Tue, Apr 03, 2018 - Page 3 News List

China targeting students using stipends: source

By Rachel Lin, Jennifer Huang, Su Meng-chuan and William Hetheri  /  Staff reporters, with staff writer

The number of Taiwanese high-school graduates going to China for university studies has increased significantly since last year and China is seeking to increase those numbers further, a source said.

In the first six months of last year, 1,595 high-school graduates went to study abroad, about half of them in China, Ministry of Education statistics showed.

China has also relaxed requirements, admitting students based on average grades, rather than only considering top grades, and increasing the number of scholarships available for Taiwanese students, the source said, adding that China ultimately seeks to drain the nation of its most talented students.

Chinese statistics showed that the total number of Taiwanese students in that country was about 12,000 last year, double the total in 2011, the source said.

By comparison, the total number of Taiwanese studying in the US last year was about 21,000 and the total number studying in Europe was fewer than 10,000, they said, adding that China’s ability to attract Taiwanese is evidently growing.

Scholarships awarded to Taiwanese by the Chinese government rose to 18.72 million yuan (US$2.982 million) this year, up from about 7 million yuan in previous years, the source said, adding that universities in China have also begun offering free career counseling to Taiwanese in hopes of tying job-hunting and study together.

China’s poaching of Taiwanese university students began when it promoted three schools to children of Taiwanese businesspeople based in China, the source said.

In the past, 70 percent of those children would have returned to Taiwan for university study, but the number has slid to 50 percent, they said, adding that Chinese universities are also increasingly targeting high-school graduates in Taiwan.

Thirty students at Taichung Municipal Taichung First Senior High School this year requested recommendation letters from their principal for studies in China, up from six last year, they said.

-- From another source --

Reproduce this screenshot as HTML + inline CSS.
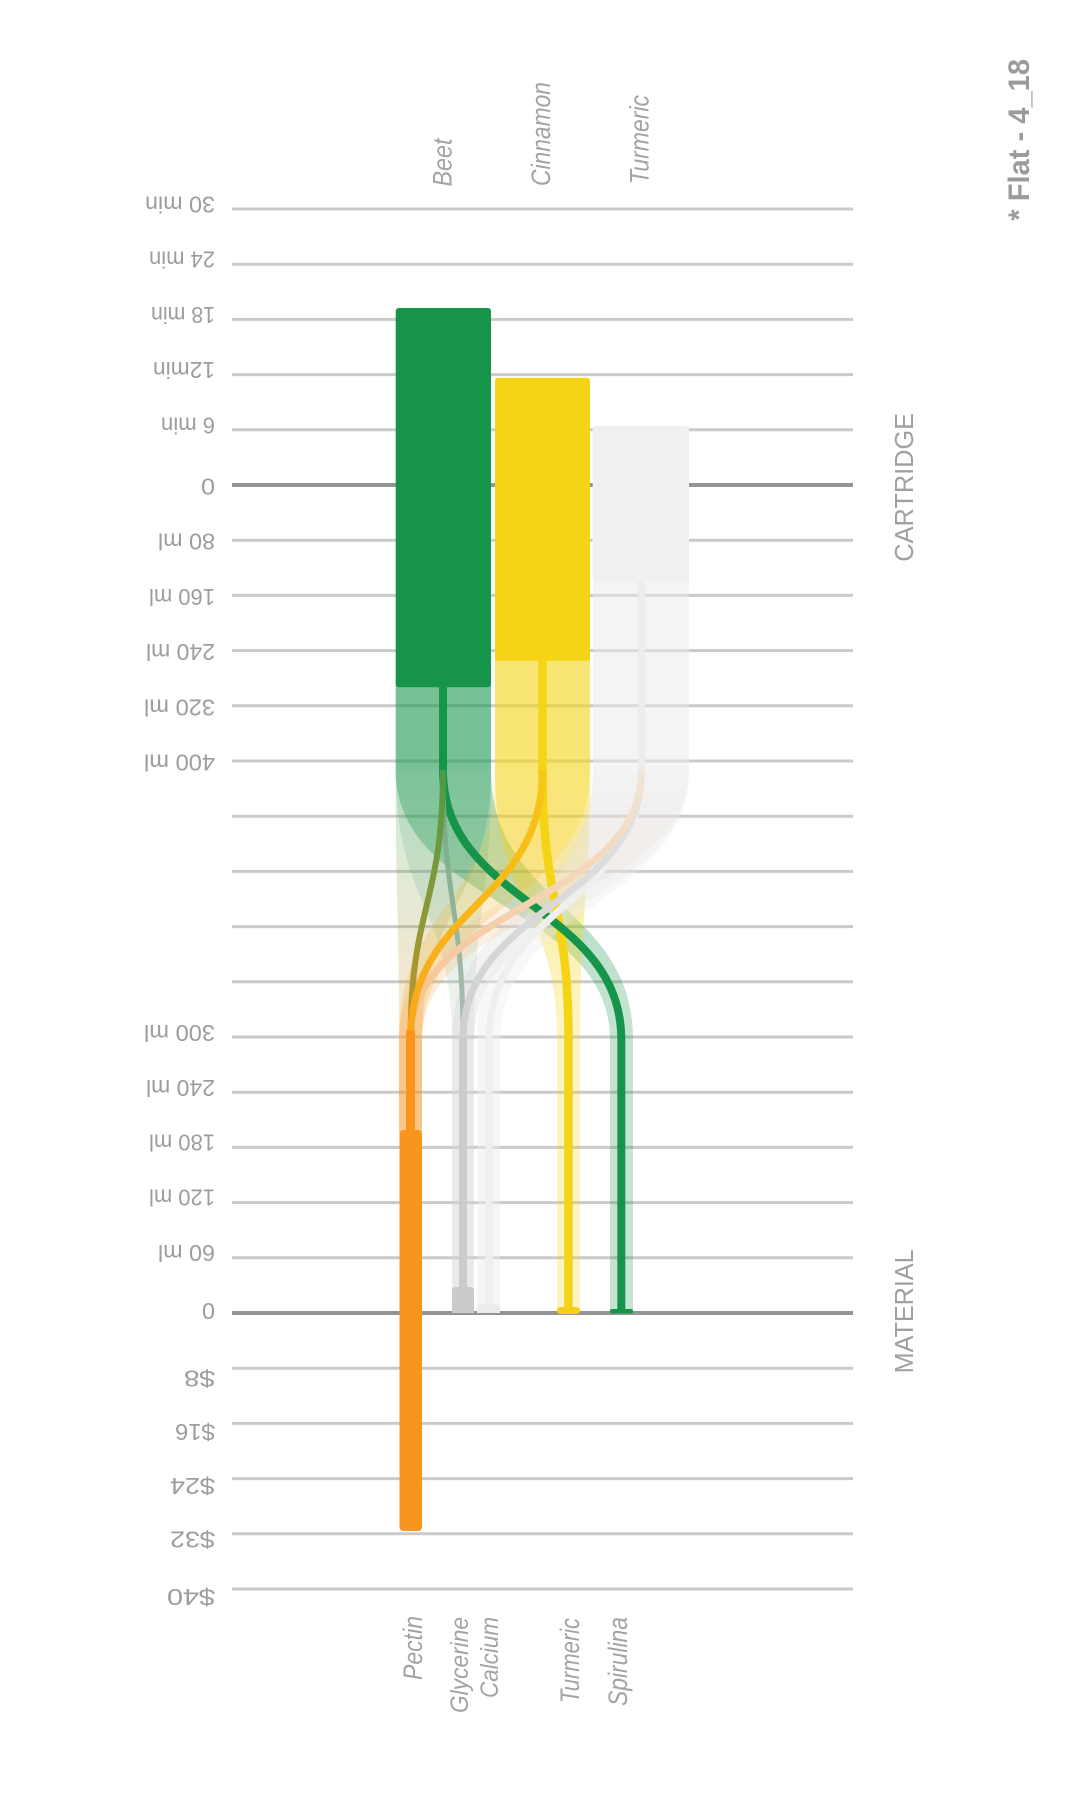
<!DOCTYPE html>
<html>
<head>
<meta charset="utf-8">
<style>
html,body{margin:0;padding:0;background:#ffffff;}
svg{display:block;}
</style>
</head>
<body>
<svg width="1084" height="1800" viewBox="0 0 1084 1800" xmlns="http://www.w3.org/2000/svg" font-family="'Liberation Sans', Arial, sans-serif">
<defs>
  <linearGradient id="gGP" gradientUnits="userSpaceOnUse" x1="0" y1="770" x2="0" y2="1040">
    <stop offset="0" stop-color="#16954a" stop-opacity="0.2"/>
    <stop offset="1" stop-color="#f7951d" stop-opacity="0.22"/>
  </linearGradient>
  <linearGradient id="gGG" gradientUnits="userSpaceOnUse" x1="0" y1="770" x2="0" y2="1040">
    <stop offset="0" stop-color="#16954a" stop-opacity="0.15"/>
    <stop offset="1" stop-color="#cccccc" stop-opacity="0.25"/>
  </linearGradient>
  <linearGradient id="gGS" gradientUnits="userSpaceOnUse" x1="0" y1="770" x2="0" y2="1040">
    <stop offset="0" stop-color="#16954a" stop-opacity="0.35"/>
    <stop offset="1" stop-color="#16954a" stop-opacity="0.25"/>
  </linearGradient>
  <linearGradient id="gYT" gradientUnits="userSpaceOnUse" x1="0" y1="770" x2="0" y2="1040">
    <stop offset="0" stop-color="#f4d415" stop-opacity="0.45"/>
    <stop offset="1" stop-color="#f4d415" stop-opacity="0.25"/>
  </linearGradient>
  <linearGradient id="gYO" gradientUnits="userSpaceOnUse" x1="0" y1="770" x2="0" y2="1040">
    <stop offset="0" stop-color="#f4d415" stop-opacity="0.25"/>
    <stop offset="1" stop-color="#f7951d" stop-opacity="0.22"/>
  </linearGradient>
  <linearGradient id="gWO" gradientUnits="userSpaceOnUse" x1="0" y1="770" x2="0" y2="1040">
    <stop offset="0" stop-color="#e6e6e8" stop-opacity="0.2"/>
    <stop offset="1" stop-color="#f7951d" stop-opacity="0.2"/>
  </linearGradient>
  <linearGradient id="gWG" gradientUnits="userSpaceOnUse" x1="0" y1="770" x2="0" y2="1040">
    <stop offset="0" stop-color="#e6e6e8" stop-opacity="0.2"/>
    <stop offset="1" stop-color="#d0d0d0" stop-opacity="0.35"/>
  </linearGradient>
  <linearGradient id="gWC" gradientUnits="userSpaceOnUse" x1="0" y1="770" x2="0" y2="1040">
    <stop offset="0" stop-color="#e6e6e8" stop-opacity="0.2"/>
    <stop offset="1" stop-color="#eeeeee" stop-opacity="0.45"/>
  </linearGradient>
  <linearGradient id="lOlive" gradientUnits="userSpaceOnUse" x1="0" y1="770" x2="0" y2="1040">
    <stop offset="0" stop-color="#4a9a47"/>
    <stop offset="1" stop-color="#c99627"/>
  </linearGradient>
  <linearGradient id="lGG" gradientUnits="userSpaceOnUse" x1="0" y1="770" x2="0" y2="1040">
    <stop offset="0" stop-color="#6aa880"/>
    <stop offset="1" stop-color="#b0bfb4"/>
  </linearGradient>
  <linearGradient id="lGold" gradientUnits="userSpaceOnUse" x1="0" y1="770" x2="0" y2="1040">
    <stop offset="0" stop-color="#f6c816"/>
    <stop offset="1" stop-color="#f9a51c"/>
  </linearGradient>
  <linearGradient id="lPeach" gradientUnits="userSpaceOnUse" x1="0" y1="770" x2="0" y2="1040">
    <stop offset="0" stop-color="#f0e6dc"/>
    <stop offset="1" stop-color="#f9bd85"/>
  </linearGradient>
  <linearGradient id="lGray" gradientUnits="userSpaceOnUse" x1="0" y1="770" x2="0" y2="1040">
    <stop offset="0" stop-color="#e4e4e6"/>
    <stop offset="1" stop-color="#cfcfcf"/>
  </linearGradient>
</defs>

<rect x="0" y="0" width="1084" height="1800" fill="#ffffff"/>

<!-- grid lines -->
<g stroke="#cacaca" stroke-width="3">
  <line x1="232" y1="209" x2="853" y2="209"/>
  <line x1="232" y1="264.2" x2="853" y2="264.2"/>
  <line x1="232" y1="319.4" x2="853" y2="319.4"/>
  <line x1="232" y1="374.6" x2="853" y2="374.6"/>
  <line x1="232" y1="429.8" x2="853" y2="429.8"/>
  <line x1="232" y1="540.2" x2="853" y2="540.2"/>
  <line x1="232" y1="595.4" x2="853" y2="595.4"/>
  <line x1="232" y1="650.6" x2="853" y2="650.6"/>
  <line x1="232" y1="705.8" x2="853" y2="705.8"/>
  <line x1="232" y1="761" x2="853" y2="761"/>
  <line x1="232" y1="816.2" x2="853" y2="816.2"/>
  <line x1="232" y1="871.4" x2="853" y2="871.4"/>
  <line x1="232" y1="926.6" x2="853" y2="926.6"/>
  <line x1="232" y1="981.8" x2="853" y2="981.8"/>
  <line x1="232" y1="1037" x2="853" y2="1037"/>
  <line x1="232" y1="1092.2" x2="853" y2="1092.2"/>
  <line x1="232" y1="1147.4" x2="853" y2="1147.4"/>
  <line x1="232" y1="1202.6" x2="853" y2="1202.6"/>
  <line x1="232" y1="1257.8" x2="853" y2="1257.8"/>
  <line x1="232" y1="1368.2" x2="853" y2="1368.2"/>
  <line x1="232" y1="1423.4" x2="853" y2="1423.4"/>
  <line x1="232" y1="1478.6" x2="853" y2="1478.6"/>
  <line x1="232" y1="1533.8" x2="853" y2="1533.8"/>
  <line x1="232" y1="1589" x2="853" y2="1589"/>
</g>
<g stroke="#949494" stroke-width="4">
  <line x1="232" y1="485" x2="853" y2="485"/>
  <line x1="232" y1="1313" x2="853" y2="1313"/>
</g>

<!-- source ribbons under bars -->
<rect x="395.7" y="680" width="95.3" height="90" fill="#16954a" fill-opacity="0.58"/>
<rect x="495" y="655" width="95" height="115" fill="#f4d415" fill-opacity="0.6"/>
<rect x="593" y="575" width="96" height="195" fill="#e9e9ec" fill-opacity="0.5"/>

<!-- flow bands -->
<path d="M395.7,770 C395.7,905 399,905 399,1040 L422,1040 C422,905 491,905 491,770 Z" fill="url(#gGP)"/>
<path d="M395.7,770 C395.7,905 452,905 452,1040 L474,1040 C474,905 491,905 491,770 Z" fill="url(#gGG)"/>
<path d="M395.7,770 C395.7,905 610,905 610,1040 L633,1040 C633,905 491,905 491,770 Z" fill="url(#gGS)"/>
<path d="M495,770 C495,905 557,905 557,1040 L580,1040 C580,905 590,905 590,770 Z" fill="url(#gYT)"/>
<path d="M495,770 C495,905 399,905 399,1040 L422,1040 C422,905 590,905 590,770 Z" fill="url(#gYO)"/>
<path d="M593,770 C593,905 399,905 399,1040 L422,1040 C422,905 689,905 689,770 Z" fill="url(#gWO)"/>
<path d="M593,770 C593,905 452,905 452,1040 L474,1040 C474,905 689,905 689,770 Z" fill="url(#gWG)"/>
<path d="M593,770 C593,905 477,905 477,1040 L500,1040 C500,905 689,905 689,770 Z" fill="url(#gWC)"/>

<!-- destination ribbons -->
<rect x="399" y="1040" width="23" height="92" fill="#f7951d" fill-opacity="0.55"/>
<rect x="452" y="1040" width="22" height="273" fill="#d6d6d6" fill-opacity="0.5"/>
<rect x="477" y="1040" width="23" height="273" fill="#ececec" fill-opacity="0.45"/>
<rect x="557" y="1040" width="23" height="273" fill="#f4d415" fill-opacity="0.25"/>
<rect x="610" y="1040" width="23" height="273" fill="#16954a" fill-opacity="0.25"/>

<!-- cartridge bars -->
<rect x="395.7" y="308" width="95.3" height="379.3" rx="3" fill="#16954a"/>
<rect x="495" y="377.7" width="95" height="283" rx="3" fill="#f4d415"/>
<rect x="592.7" y="426" width="96.3" height="155.7" rx="3" fill="#f0f0f1"/>

<!-- flow lines -->
<g fill="none" stroke-linecap="butt">
  <path d="M641.5,582 L641.5,770" stroke="#ececee" stroke-width="7"/>
  <path d="M542.5,660 L542.5,770 C542.5,905 568.5,905 568.5,1040 L568.5,1308" stroke="#f4d415" stroke-width="8.5"/>
  <path d="M443,687 L443,770 C443,905 621.3,905 621.3,1040 L621.3,1310" stroke="#16954a" stroke-width="8"/>
  <path d="M443,770 C443,905 463,905 463,1040" stroke="url(#lGG)" stroke-width="5"/>
  <path d="M443,770 C443,905 410.5,905 410.5,1040" stroke="url(#lOlive)" stroke-width="6"/>
  <path d="M641.5,770 C641.5,905 489,905 489,1040 L489,1305" stroke="#efefef" stroke-width="7"/>
  <path d="M641.5,770 C641.5,905 463,905 463,1040" stroke="url(#lGray)" stroke-width="7"/>
  <path d="M463,1038 L463,1290" stroke="#cbcbcb" stroke-width="8"/>
  <path d="M641.5,770 C641.5,905 410.5,905 410.5,1040" stroke="url(#lPeach)" stroke-width="7"/>
  <path d="M542.5,770 C542.5,905 410.5,905 410.5,1040" stroke="url(#lGold)" stroke-width="7"/>
  <path d="M410.5,1030 L410.5,1132" stroke="#f7951d" stroke-width="9"/>
</g>

<!-- material caps -->
<rect x="399.5" y="1130" width="22.5" height="401" rx="4" fill="#f7951d"/>
<path d="M452,1313 L452,1291 Q452,1287 456,1287 L470,1287 Q474,1287 474,1291 L474,1313 Z" fill="#cbcbcb"/>
<path d="M477,1313 L477,1308 Q477,1304 481,1304 L496,1304 Q500,1304 500,1308 L500,1313 Z" fill="#ececec"/>
<rect x="557" y="1307" width="23" height="7" rx="3.5" fill="#f4d116"/>
<rect x="610" y="1309" width="23" height="4.5" rx="2" fill="#16954a"/>

<!-- left axis labels (upside down) -->
<g fill="#9d9d9d" font-size="23">
  <text transform="translate(215,196.5) rotate(180)" textLength="70" lengthAdjust="spacingAndGlyphs">30 min</text>
  <text transform="translate(215,251.7) rotate(180)" textLength="66" lengthAdjust="spacingAndGlyphs">24 min</text>
  <text transform="translate(215,306.9) rotate(180)" textLength="64" lengthAdjust="spacingAndGlyphs">18 min</text>
  <text transform="translate(215,362.1) rotate(180)" textLength="62" lengthAdjust="spacingAndGlyphs">12min</text>
  <text transform="translate(215,417.3) rotate(180)" textLength="54" lengthAdjust="spacingAndGlyphs">6 min</text>
  <text transform="translate(215,478.4) rotate(180)" textLength="14" lengthAdjust="spacingAndGlyphs">0</text>
  <text transform="translate(215,533.7) rotate(180)" textLength="57" lengthAdjust="spacingAndGlyphs">80 ml</text>
  <text transform="translate(215,588.9) rotate(180)" textLength="66" lengthAdjust="spacingAndGlyphs">160 ml</text>
  <text transform="translate(215,644.1) rotate(180)" textLength="69" lengthAdjust="spacingAndGlyphs">240 ml</text>
  <text transform="translate(215,699.3) rotate(180)" textLength="71" lengthAdjust="spacingAndGlyphs">320 ml</text>
  <text transform="translate(215,754.5) rotate(180)" textLength="71" lengthAdjust="spacingAndGlyphs">400 ml</text>
  <text transform="translate(215,1024.8) rotate(180)" textLength="71" lengthAdjust="spacingAndGlyphs">300 ml</text>
  <text transform="translate(215,1080.2) rotate(180)" textLength="69" lengthAdjust="spacingAndGlyphs">240 ml</text>
  <text transform="translate(215,1134.4) rotate(180)" textLength="66" lengthAdjust="spacingAndGlyphs">180 ml</text>
  <text transform="translate(215,1189.6) rotate(180)" textLength="66" lengthAdjust="spacingAndGlyphs">120 ml</text>
  <text transform="translate(215,1244.8) rotate(180)" textLength="57" lengthAdjust="spacingAndGlyphs">60 ml</text>
  <text transform="translate(215,1303) rotate(180)" textLength="13" lengthAdjust="spacingAndGlyphs">0</text>
  <text transform="translate(215,1370.5) rotate(180)" textLength="31" lengthAdjust="spacingAndGlyphs">$8</text>
  <text transform="translate(215,1424) rotate(180)" textLength="40" lengthAdjust="spacingAndGlyphs">$16</text>
  <text transform="translate(215,1478) rotate(180)" textLength="45" lengthAdjust="spacingAndGlyphs">$24</text>
  <text transform="translate(215,1531.5) rotate(180)" textLength="45" lengthAdjust="spacingAndGlyphs">$32</text>
  <text transform="translate(215,1589) rotate(180)" textLength="48" lengthAdjust="spacingAndGlyphs">$40</text>
</g>

<!-- column labels (vertical italic) -->
<g fill="#a3a3a3" font-size="27" font-style="italic">
  <text transform="translate(451.5,186.5) rotate(-90)" textLength="48" lengthAdjust="spacingAndGlyphs">Beet</text>
  <text transform="translate(550,186) rotate(-90)" textLength="104" lengthAdjust="spacingAndGlyphs">Cinnamon</text>
  <text transform="translate(648.3,184) rotate(-90)" textLength="89" lengthAdjust="spacingAndGlyphs">Turmeric</text>
  <text transform="translate(422,1680) rotate(-90)" textLength="64" lengthAdjust="spacingAndGlyphs">Pectin</text>
  <text transform="translate(468,1713) rotate(-90)" font-size="25" textLength="96" lengthAdjust="spacingAndGlyphs">Glycerine</text>
  <text transform="translate(498,1698) rotate(-90)" font-size="25" textLength="81" lengthAdjust="spacingAndGlyphs">Calcium</text>
  <text transform="translate(579,1703) rotate(-90)" textLength="85" lengthAdjust="spacingAndGlyphs">Turmeric</text>
  <text transform="translate(627,1706) rotate(-90)" textLength="89" lengthAdjust="spacingAndGlyphs">Spirulina</text>
</g>

<!-- section labels -->
<g fill="#a0a0a0" font-size="25.5">
  <text transform="translate(913,487.3) rotate(-90)" text-anchor="middle" textLength="148.7" lengthAdjust="spacingAndGlyphs">CARTRIDGE</text>
  <text transform="translate(913,1311.4) rotate(-90)" text-anchor="middle" textLength="124" lengthAdjust="spacingAndGlyphs">MATERIAL</text>
</g>

<text transform="translate(1029,220.7) rotate(-90)" fill="#9b9b9b" font-size="30" font-weight="bold" textLength="161.7" lengthAdjust="spacingAndGlyphs">* Flat - 4_18</text>
</svg>
</body>
</html>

Taichung Girls’ Senior High School also saw the number of students applying to Chinese universities increase to more than 30 this year, from 10 last year, while Taipei Municipal Jianguo High School this year had about 60 students expressing interest in applying to universities in China and Kaohsiung Municipal Kaohsiung Girls’ Senior High School had about 30 students looking to apply for Chinese universities this year, up from six last year, they said.

Students applying to Chinese schools had average marks between 66 and 70 points out of a total 75 points for the university entrance examinations, meaning that they are all top-tier students, they said.

When asked, some students said that the lack of a language barrier and cheaper tuition than US and European schools made Chinese universities attractive, the source said.

One university dean, who asked to remain anonymous, said that many students are under the “false impression” that studying in China would give them a more global mindset, urging the government to take action.

About 1,400 students go to study in China each year, but only about 800 of them go to schools recognized by the Taiwanese government, Deputy Minister of Education Yao Leeh-ter (姚立德) said, adding that students should be cautious about attending schools that award unrecognized degrees.

Taiwan offers academic freedom, low tuition and international exchange opportunities, Yao said, adding that the ministry would act to keep students at domestic institutions, but it is not pessimistic about the trend.